I am frantically clutching at these last few precious weeks of having two pre-schoolers, just knocking about at home, pottering around together, chewing the cud and testing my patience to its very limits…
Today we decorated spoons, made houses for pandas, built improbable flying machines, ‘biffed’ a legion of imaginary Romans, invented our own version of drum & bass, used the decorated spoons to turn MrSpud’s guitar in to a cello, played ‘extreme train wrecks’ and discovered that the Ninky Nonk WILL get wedged in the train wash if you shove it in hard enough. And that was just this morning.
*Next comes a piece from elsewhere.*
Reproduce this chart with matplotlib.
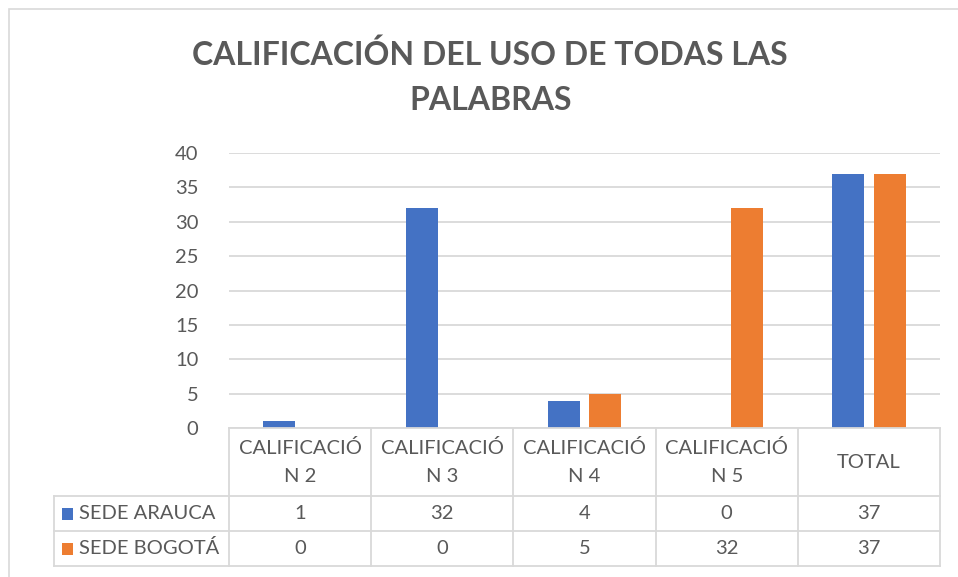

Later their crazy mother, oh wait…that’s me…,took them out in the mid-day sun on the hottest day of the year to the park. I lay down in the shade and enjoyed the gentle breeze. They ran around like lunatics in full sun. Here they are, pictured above, in a moment of enforced stillness edging slowly along the balance beam because it’s, ooooooohhhh, about a 20cm drop there you know.

Just to round things off we engaged in a high octane 3 hour play date this afternoon. And yet Diggy, 3, insisted, “I’m..not…TOIRED!!!” in his strongest Suffolk accent at bedtime. The child has been up and bouncing since 5am with no rest or nap. Must be something in the water. I need something in MY water believe me, something alcoholic…
Today my son sacked the wife’s husband. That’s a complex sentence. Freud might have something to say about it. Certainly Shakespeare could have based a play on it with which to torment generations of school children. And ITV could make a shitty mini-series out of it for sure…
We were discussing the process of how houses are built and that you use an architect, like my best friend’s (AKA ‘the wife’) husband, to draw up a plan of how you want your house to look. And then the builders use the plan so they know how to not bother and do as they please what to build.
“Oh but that’s EASY!”, quoth Bertie, age 4 going on 44, “I can easily do that. Don’t let the wife’s husband do that. I’ll do it. I’ll draw the house and the builders can build it and that will be nice”.
Um, yes…but I don’t want to live in a 2 dimensional wonky house with perma-curly whirly smoke coming out of its impossibly tall and twisted chimney , with 70s hippychick flowers in the garden almost as tall as the house and a Mr Potato Head style ‘person’ squatting in the garden forever. [hand on hip ] Am I being unreasonable? [/hand of hip]
But the main news of today is that I am a truly outstanding parent. As well as eating veg my children now eat SALAD LEAVES and have declared them to be, “YUM!”. I win…I win…punches air in manner of tragic person. Bertie has been flirting with the occasional lettuce leaf since we started harvesting our crop a few weeks ago. Today Diggy ate his own bodyweight in rocket at lunchtime and MrB ate at least two whole little gem leaves. Stands back awaiting parenting accolades, fame, fortune, book deal etc etc.
Bertie won’t eat cucumber or melon. Diggy won’t eat tomato or chicken. These things are a puzzle, but I saw actual LEAVES go in to their mouths today and not come out again. Ah, what smuggery is this? Who cares, I’ve got a 4 year old leaf eating architect. Beat that…mwha ha ha.